Harry Ferguson - Memorials and Recognition

Memorials and Recognition

A blue plaque commemorating Ferguson is mounted on the Ulster Bank building in Donegall Square, Belfast, the former site of his showroom. A granite memorial has been erected to Ferguson's pioneering flight on the North Promenade, Newcastle, and a full-scale replica of the Ferguson monoplane and an early Ferguson tractor and plough can be seen at the Ulster Folk and Transport Museum at Cultra.

Ferguson was commemorated in 1981 when he appeared on stamps issued by the Irish Post Office in the Republic of Ireland. In Northern Ireland, Ferguson's image appears today on the obverse of £20 sterling notes issued by the Northern Bank.

In 2008 the Harry Ferguson Memorial gardens were officially opened, opposite the house Harry Ferguson lived in, just outside Dromara, Co. Down.
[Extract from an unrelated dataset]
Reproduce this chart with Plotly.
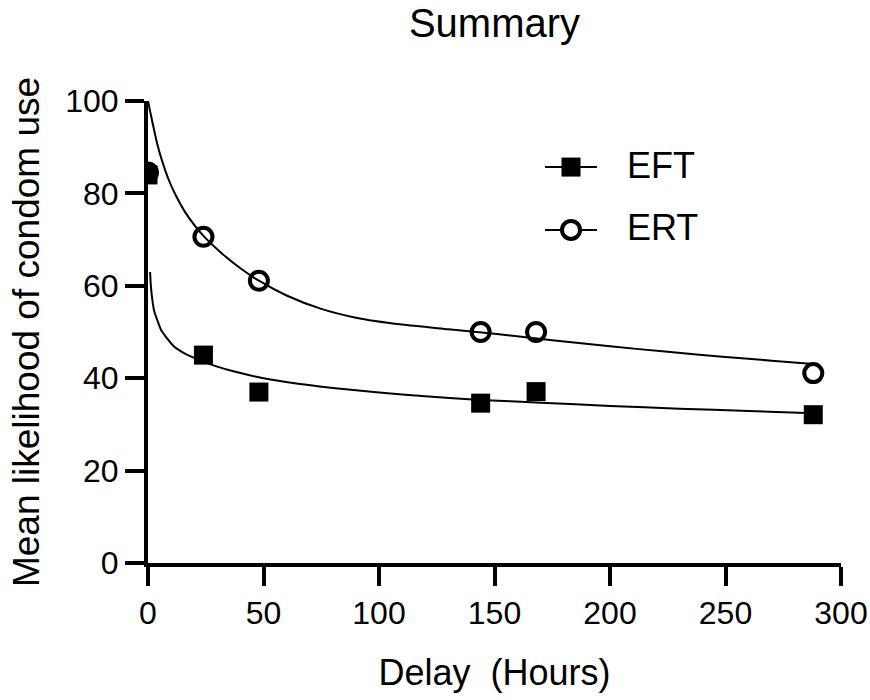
import plotly.graph_objects as go

# Observed data
delay = [0, 24, 48, 144, 168, 288]
eft = [84.0, 45.0, 37.0, 34.6, 37.1, 32.1]
ert = [84.5, 70.6, 61.1, 50.0, 50.0, 41.1]

# Fitted curves
ert_curve_x = [0, 1, 2, 4, 6, 9, 12, 16, 20, 24, 32, 40, 48, 60, 75, 90, 110, 130, 150, 175, 200, 225, 250, 270, 288]
ert_curve_y = [100, 97.6, 95.2, 90.7, 87.2, 82.9, 79.6, 76.0, 73.2, 70.8, 67.0, 63.8, 61.1, 57.9, 55.0, 53.1,
               51.6, 50.6, 49.6, 48.2, 46.9, 45.7, 44.6, 43.8, 43.1]
eft_curve_x = [0.9, 1.3, 2, 2.7, 4, 5.6, 8, 11.4, 15, 19, 24, 30, 37, 50, 65, 80, 100, 120, 144, 170, 200, 230, 260, 288]
eft_curve_y = [63, 59.6, 56.5, 54.5, 52.6, 50.5, 48.8, 46.8, 45.6, 44.6, 43.6, 42.5, 41.5, 40.0, 38.8, 37.9,
               36.9, 36.1, 35.3, 34.7, 34.0, 33.4, 32.9, 32.4]

x_ticks = [0, 50, 100, 150, 200, 250, 300]
y_ticks = [0, 20, 40, 60, 80, 100]
legend_names = ["EFT", "ERT"]

FONT = "Arial, 'Liberation Sans', sans-serif"

W, H = 870, 700

fig = go.Figure()

fig.add_trace(go.Scatter(x=ert_curve_x, y=ert_curve_y, mode="lines",
                         line=dict(color="black", width=2, shape="spline", smoothing=0.6),
                         showlegend=False, hoverinfo="skip"))
fig.add_trace(go.Scatter(x=eft_curve_x, y=eft_curve_y, mode="lines",
                         line=dict(color="black", width=2, shape="spline", smoothing=0.6),
                         showlegend=False, hoverinfo="skip"))

fig.add_trace(go.Scatter(x=delay, y=ert, mode="markers", name="ERT",
                         marker=dict(symbol="circle-open", size=18, color="black",
                                     line=dict(color="black", width=4)),
                         showlegend=False))
fig.add_trace(go.Scatter(x=delay, y=eft, mode="markers", name="EFT",
                         marker=dict(symbol="square", size=19, color="black"),
                         showlegend=False))

# Hand-built legend (paper coordinates)
leg_rows = [0.857, 0.721]
lx0, lx1, lxm, ltx = 0.5729, 0.6479, 0.6104, 0.6883
shapes = []
annotations = []
for name, yy in zip(legend_names, leg_rows):
    shapes.append(dict(type="line", xref="paper", yref="paper", x0=lx0, x1=lx1, y0=yy, y1=yy,
                       line=dict(color="black", width=2)))
    if name == "EFT":
        shapes.append(dict(type="rect", xref="paper", yref="paper", xsizemode="pixel", ysizemode="pixel",
                           xanchor=lxm, yanchor=yy, x0=-9.5, x1=9.5, y0=-9.5, y1=9.5,
                           fillcolor="black", line=dict(width=0)))
    else:
        shapes.append(dict(type="circle", xref="paper", yref="paper", xsizemode="pixel", ysizemode="pixel",
                           xanchor=lxm, yanchor=yy, x0=-9, x1=9, y0=-9, y1=9,
                           fillcolor="white", line=dict(color="black", width=4)))
    annotations.append(dict(text=name, xref="paper", yref="paper", x=ltx, y=yy, xanchor="left",
                            yanchor="middle", showarrow=False, yshift=2,
                            font=dict(family=FONT, size=36, color="black")))

axis_common = dict(showline=True, linewidth=4, linecolor="black",
                   ticks="outside", ticklen=19, tickwidth=4, tickcolor="black",
                   showgrid=False, zeroline=False, automargin=False,
                   tickfont=dict(family=FONT, size=32, color="black"))

fig.update_layout(
    width=W, height=H,
    margin=dict(l=148, r=29, t=101, b=137),
    paper_bgcolor="white", plot_bgcolor="white",
    font=dict(family=FONT, color="black"),
    showlegend=False,
    title=dict(text="Summary", x=0.5, xref="paper", xanchor="center",
               y=1 - 23 / H, yref="container", yanchor="middle",
               font=dict(family=FONT, size=40, color="black")),
    xaxis=dict(range=[0, 300], tickvals=x_ticks,
               title=dict(text="Delay\u00a0 (Hours)", standoff=30,
                          font=dict(family=FONT, size=36, color="black")),
               **axis_common),
    yaxis=dict(range=[0, 100], tickvals=y_ticks,
               title=dict(text="Mean likelihood of condom use", standoff=15,
                          font=dict(family=FONT, size=37, color="black")),
               **axis_common),
    shapes=shapes,
    annotations=annotations,
)

fig.write_html("out.html",
               config={"displayModeBar": False},
               post_script="document.body.style.margin='0';document.body.style.overflow='hidden';")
A beautiful bespoke life-size bronze sculpture of Ferguson by John Sherlock OBE ARUA, recognised as Northern Ireland's most eminent bronze sculptor, was erected in the garden depicting Ferguson leaning on a fence surveying the view. The gardens are open to the public.

The University of Ulster opened the Harry Ferguson Engineering Village (18 February 2004) on the Jordanstown campus in recognition of the outstanding contribution made by him to engineering and innovation in Ireland.

Ferguson died at his home at Stow-on-the Wold in 1960, the result of a barbiturate overdose; the inquest was unable to conclude whether this had been accidental or not.